Most people that just see me out and about would never immediately know that I experience debilitating anxiety some days, but I do. When that happens, I confide in someone I trust and talk it out and eventually carry on with my life. Trust me, my close friends have experienced it with me. I’m terrible with change. As adaptable as I am with the physical limitations that I have, the emotional stress, fear and anxiety definitely affects my day-to-day life way more in a negative way. It’s hard to even openly admit all of this… and trust me, it’s miserable to deal with for everyone involved in the process. I don’t want to be seen as weak, but I have to remind myself of where my anxiety comes from and that it’s not my fault that I experience it… but, I also need to constantly continue working through it to be better and that’s OKAY!
In case you didn’t notice… my first paragraph is much longer than the rest so far… That’s anxiety. I went into this fearful and with very strong anxiety. Anxiety and fear of being judged for not being perfect or for possibly not wording something quite right and I probably even went in circles about the subject before really getting into it. That was what I personally call “cycling” or “processing”. After I’ve worked through the initial anxiety of thinking about what I’m about to write, then I start thinking about the direction of the blog or the message I want to share. When I finally sit down to actually write these blogs, I don’t think… I just start writing and THEN I go back in and think about how I can make a sentence sound better. But that first paragraph is literally my reaction to just the anxiety and fear of writing about anxiety and fear.
Although anxiety and fear seem negative… they can SOMETIMES be a good thing too. They both cause you to think about things, the pros and cons and the effects or your actions. Fear and anxiety can even sometimes protect you from negative things (although for me, I call that God giving me a sign). The good news in all of this is that you can work through some of these fears and anxieties you experience, but you have to be ready to deal with the reality and to be willing take the course of action that will help you through it. You aren’t crazy and you aren’t a bad person because of your fear or anxiety. You are just dealing with and processing things differently than other people. Be willing to discuss your fears and anxieties with people. You never know who might be able to help you through some of it… and even better, you might help someone else work through some of their own fear and anxiety. We are all human.
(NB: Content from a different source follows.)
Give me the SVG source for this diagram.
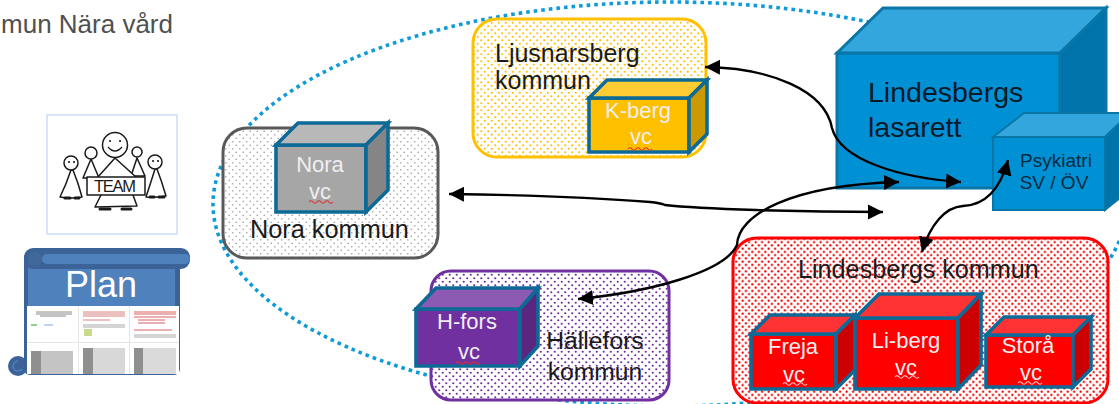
<svg xmlns="http://www.w3.org/2000/svg" width="1119" height="404" viewBox="0 0 1119 404">
<style>
text{font-family:"Liberation Sans",Arial,sans-serif}
.lab{fill:#1a1a1a}
.vc{fill:#f0eef0;text-anchor:middle;font-size:22px}
.k{stroke-width:3;stroke-linejoin:round}
.cube{stroke:#0d6a96;stroke-width:3.600;stroke-linejoin:miter}
.wave{fill:none;stroke-width:1.2}
.conn{fill:none;stroke:#000;stroke-width:2.400;marker-start:url(#ah);marker-end:url(#ah)}
.sk{fill:#fff;stroke:#1a1a1a;stroke-width:1.500;stroke-linejoin:round;stroke-linecap:round}
.dl{stroke-width:1}
</style>
<defs>
<marker id="ah" markerUnits="userSpaceOnUse" markerWidth="16" markerHeight="16" refX="15" refY="8" orient="auto-start-reverse"><path d="M0 0.500L15 8L0 15.500z" fill="#000"/></marker>
<pattern id="pg" width="7" height="7" patternUnits="userSpaceOnUse"><rect width="7" height="7" fill="#fff"/><circle cx="1.750" cy="1.750" r=".85" fill="#a8a8a8"/><circle cx="5.250" cy="5.250" r=".85" fill="#a8a8a8"/></pattern>
<pattern id="py" width="7" height="7" patternUnits="userSpaceOnUse"><rect width="7" height="7" fill="#fff"/><circle cx="1.750" cy="1.750" r="1.100" fill="#ffc000"/><circle cx="5.250" cy="5.250" r="1.100" fill="#ffc000"/></pattern>
<pattern id="pr" width="6.500" height="6.500" patternUnits="userSpaceOnUse"><rect width="6.500" height="6.500" fill="#fff"/><circle cx="1.625" cy="1.625" r="1.150" fill="#f00000"/><circle cx="4.875" cy="4.875" r="1.150" fill="#f00000"/></pattern>
<pattern id="pp" width="7" height="7" patternUnits="userSpaceOnUse"><rect width="7" height="7" fill="#fff"/><circle cx="1.750" cy="1.750" r="1.100" fill="#7030a0"/><circle cx="5.250" cy="5.250" r="1.100" fill="#7030a0"/></pattern>
</defs>
<rect width="1119" height="404" fill="#fff"/>
<text x="173" y="33" text-anchor="end" font-size="26" fill="#505050">mun Nära vård</text>
<ellipse id="dotted-ring" cx="670" cy="204" rx="457" ry="202" fill="none" stroke="#0f9bd7" stroke-width="3.600" stroke-dasharray="3.600 4"/>

<g id="team">
<rect x="47" y="115" width="130" height="119" fill="#fff" stroke="#c5dcf8" stroke-width="1.400"/>
<path class="sk" d="M91 159L83 178L99 178Z"/><circle class="sk" cx="91" cy="153" r="6"/>
<path class="sk" d="M137 158L131 176L145 176Z"/><circle class="sk" cx="137" cy="152" r="5"/>
<path class="sk" d="M71 170Q66 185 60 197Q70 199 82 197Q78 182 73 170Z"/><circle class="sk" cx="71" cy="163" r="7"/>
<path class="sk" d="M155 169Q150 185 146 197Q156 198 166 196Q162 182 157 169Z"/><circle class="sk" cx="155" cy="162" r="7"/>
<path class="sk" d="M115 158L97 178L101 195L95 207L137 206L133 195L137 178Z"/><circle class="sk" cx="115" cy="145" r="12.500"/>
<path d="M108 147Q115 155 122 147" fill="none" stroke="#1a1a1a" stroke-width="1.300"/>
<path d="M110 141h.1M120 141h.1M69 162h.1M74 162h.1M153 161h.1M158 161h.1" stroke="#1a1a1a" stroke-width="2" stroke-linecap="round"/>
<rect class="sk" x="87" y="177" width="58" height="18"/>
<text x="115" y="191.500" text-anchor="middle" font-size="16.500" fill="#1a1a1a" textLength="42">TEAM</text>
<path d="M100 209h10M122 209h9M65 198h5M75 198h4M150 197h4M159 197h5" stroke="#1a1a1a" stroke-width="3" stroke-linecap="round"/>
</g>

<g id="plan">
<circle cx="18" cy="366" r="10" fill="#3b6397"/>
<path d="M18 361a5 5 0 1 0 4 8" fill="none" stroke="#4f81bd" stroke-width="1.500"/>
<rect x="24" y="256" width="156" height="119" rx="6" fill="#3b6397"/>
<rect x="28" y="266" width="147" height="42" fill="#4f81bd"/>
<rect x="24" y="248" width="166" height="21" rx="9" fill="#3b6397"/>
<rect x="42" y="254" width="148" height="10" rx="5" fill="#4f81bd"/>
<circle cx="35" cy="259" r="7" fill="#41689b"/>
<rect x="27" y="306" width="152" height="68" fill="#fff"/>
<path d="M78.500 306V374M129.500 306V374M27 342.500H179" stroke="#e6e6e6" stroke-width="1"/>
<path class="dl" stroke="#8a8a8a" d="M36 312H72M36 314H72M40 316H66"/><path d="M31 325h6" stroke="#8fd08f" stroke-width="2"/><path d="M44 325h9" stroke="#7fa6e0" stroke-width="1"/>
<path class="dl" stroke="#d98080" d="M83 312H125M83 314H125M83 316H125M83 320H110"/><path class="dl" stroke="#aaa" d="M83 325H125M83 327H125"/><rect x="84" y="329" width="8" height="7" fill="#c9d98c"/>
<path class="dl" stroke="#d86060" d="M134 312H176M134 314H176M134 317H176M138 320H165M138 323H165M134 330H172"/><path class="dl" stroke="#aaa" d="M134 335H176M134 337H176"/>
<rect x="31" y="351" width="42" height="23" fill="#c4c4c4"/><rect x="31" y="351" width="10" height="23" fill="#8f8f8f"/>
<rect x="83" y="348" width="42" height="26" fill="#d8d8d8"/><rect x="83" y="348" width="10" height="26" fill="#8f8f8f"/>
<rect x="134" y="348" width="42" height="26" fill="#dadada"/><rect x="134" y="348" width="9" height="26" fill="#8f8f8f"/>
</g>

<g id="nora-kommun">
<rect class="k" x="223" y="128" width="215" height="130" rx="24" fill="url(#pg)" stroke="#595959"/>
<path class="cube" fill="#a6a6a6" d="M276 145H366V212H276Z"/>
<path class="cube" fill="#b8b8b8" d="M276 145L298 123H388L366 145Z"/>
<path class="cube" fill="#858585" d="M366 145L388 123V190L366 212Z"/>
<text class="vc" x="320" y="172">Nora</text>
<text class="vc" x="320" y="199">vc</text>
<path class="wave" stroke="#e03030" d="M309 202q2-2.500 4 0t4 0t4 0t4 0t4 0t4 0"/>
<text class="lab" x="250" y="238" font-size="25.300">Nora kommun</text>
</g>

<g id="ljusnarsberg-kommun">
<rect class="k" x="473" y="19" width="233" height="138" rx="24" fill="url(#py)" stroke="#ffc000"/>
<text class="lab" x="495" y="62" font-size="25">Ljusnarsberg</text>
<text class="lab" x="495" y="89" font-size="25">kommun</text>
<path class="cube" fill="#ffc000" d="M589 98H689V152H589Z"/>
<path class="cube" fill="#ffcd33" d="M589 98L607 80H707L689 98Z"/>
<path class="cube" fill="#cc9a00" d="M689 98L707 80V134L689 152Z"/>
<text class="vc" x="638" y="118">K-berg</text>
<text class="vc" x="641" y="144">vc</text>
<path class="wave" stroke="#e03030" d="M628 149q2-2.500 4 0t4 0t4 0t4 0t4 0t4 0"/>
</g>

<g id="lindesbergs-lasarett">
<path fill="#0091d5" stroke="#0a76a8" stroke-width="3" d="M837 53H1060V188H837Z"/>
<path fill="#33a7dd" stroke="#0a76a8" stroke-width="3" d="M837 53L883 8H1106L1060 53Z"/>
<path fill="#0074aa" stroke="#0a76a8" stroke-width="3" d="M1060 53L1106 8V143L1060 188Z"/>
<text x="868" y="102" font-size="28.500" fill="#0a1a28">Lindesbergs</text>
<text x="868" y="137" font-size="28.500" fill="#0a1a28">lasarett</text>
</g>

<g id="psykiatri">
<path fill="#0091d5" stroke="#0a76a8" stroke-width="2" d="M993 137H1105V210H993Z"/>
<path fill="#33a7dd" stroke="#0a76a8" stroke-width="2" d="M993 137L1024 113H1130L1105 137Z"/>
<path fill="#0074aa" stroke="#0a76a8" stroke-width="2" d="M1105 137L1130 113V190L1105 210Z"/>
<text x="1056" y="167" text-anchor="middle" font-size="19" fill="#0a2a40">Psykiatri</text>
<text x="1054" y="189" text-anchor="middle" font-size="19" fill="#0a2a40">SV / ÖV</text>
</g>

<g id="hallefors-kommun">
<rect class="k" x="431" y="271" width="238" height="129" rx="20" fill="url(#pp)" stroke="#7030a0"/>
<path class="cube" fill="#7030a0" d="M416 309H520V366H416Z"/>
<path class="cube" fill="#8c59b3" d="M416 309L436 288H538L520 309Z"/>
<path class="cube" fill="#5a2680" d="M520 309L538 288V346L520 366Z"/>
<text class="vc" x="467" y="329">H-fors</text>
<text class="vc" x="469" y="359">vc</text>
<path class="wave" stroke="#e03030" d="M456 363q2-2.500 4 0t4 0t4 0t4 0t4 0t4 0"/>
<text class="lab" x="595" y="349" text-anchor="middle" font-size="24.700">Hällefors</text>
<text class="lab" x="595" y="380" text-anchor="middle" font-size="24.700">kommun</text>
</g>

<g id="lindesbergs-kommun">
<rect class="k" x="733" y="238" width="375" height="165" rx="24" fill="url(#pr)" stroke="#ff0000"/>
<text class="lab" x="798" y="278" font-size="25.200">Lindesbergs kommun</text>
<g id="freja-vc">
<path class="cube" fill="#ff0000" d="M751 334H836V389H751Z"/>
<path class="cube" fill="#ff3333" d="M751 334L770 315H855L836 334Z"/>
<path class="cube" fill="#cc0000" d="M836 334L855 315V370L836 389Z"/>
<text class="vc" x="793" y="354">Freja</text>
<text class="vc" x="794" y="382">vc</text>
<path class="wave" stroke="#ffd0d0" d="M783 384q2-2.500 4 0t4 0t4 0t4 0t4 0t4 0"/>
</g>
<g id="liberg-vc">
<path class="cube" fill="#ff0000" d="M855 318H958V389H855Z"/>
<path class="cube" fill="#ff3333" d="M855 318L879 294H981L958 318Z"/>
<path class="cube" fill="#cc0000" d="M958 318L981 294V365L958 389Z"/>
<text class="vc" x="906" y="348">Li-berg</text>
<text class="vc" x="906" y="375">vc</text>
<path class="wave" stroke="#ffd0d0" d="M895 377q2-2.500 4 0t4 0t4 0t4 0t4 0t4 0"/>
</g>
<g id="stora-vc">
<path class="cube" fill="#ff0000" d="M986 335H1073V387H986Z"/>
<path class="cube" fill="#ff3333" d="M986 335L1004 317H1091L1073 335Z"/>
<path class="cube" fill="#cc0000" d="M1073 335L1091 317V369L1073 387Z"/>
<text class="vc" x="1028" y="353">Storå</text>
<text class="vc" x="1031" y="380">vc</text>
<path class="wave" stroke="#ffd0d0" d="M1018 383q2-2.500 4 0t4 0t4 0t4 0t4 0t4 0"/>
</g>
</g>

<g id="connectors">
<path class="conn" d="M449 194C530 195 600 198 650 202Q660 203 665 205C700 209 800 212 883 212"/>
<path class="conn" d="M578 299C650 292 725 272 737 245C738 215 790 185 899 182"/>
<path class="conn" d="M705 67C770 68 825 90 832 128C840 160 900 178 961 182"/>
<path class="conn" d="M1008 160C1000 190 985 205 963 206C945 207 930 225 922 252"/>
</g>

<g id="plan-title"><text x="101" y="297" text-anchor="middle" font-size="36" fill="#fff">Plan</text></g>
</svg>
We all have a past. We all make mistakes and we all have things we want to improve on. The ups and downs in life is MEANT TO BE enjoyed and to help us grow. Do everything you can to make that journey a smooth one. Reach out to someone when you’re struggling, be honest, address the anxiety and fear and really think about where it comes from. Remember to BREATHE (I always forget that one personally- LOL)… and keep on going! If you can do all of this, you will be fine.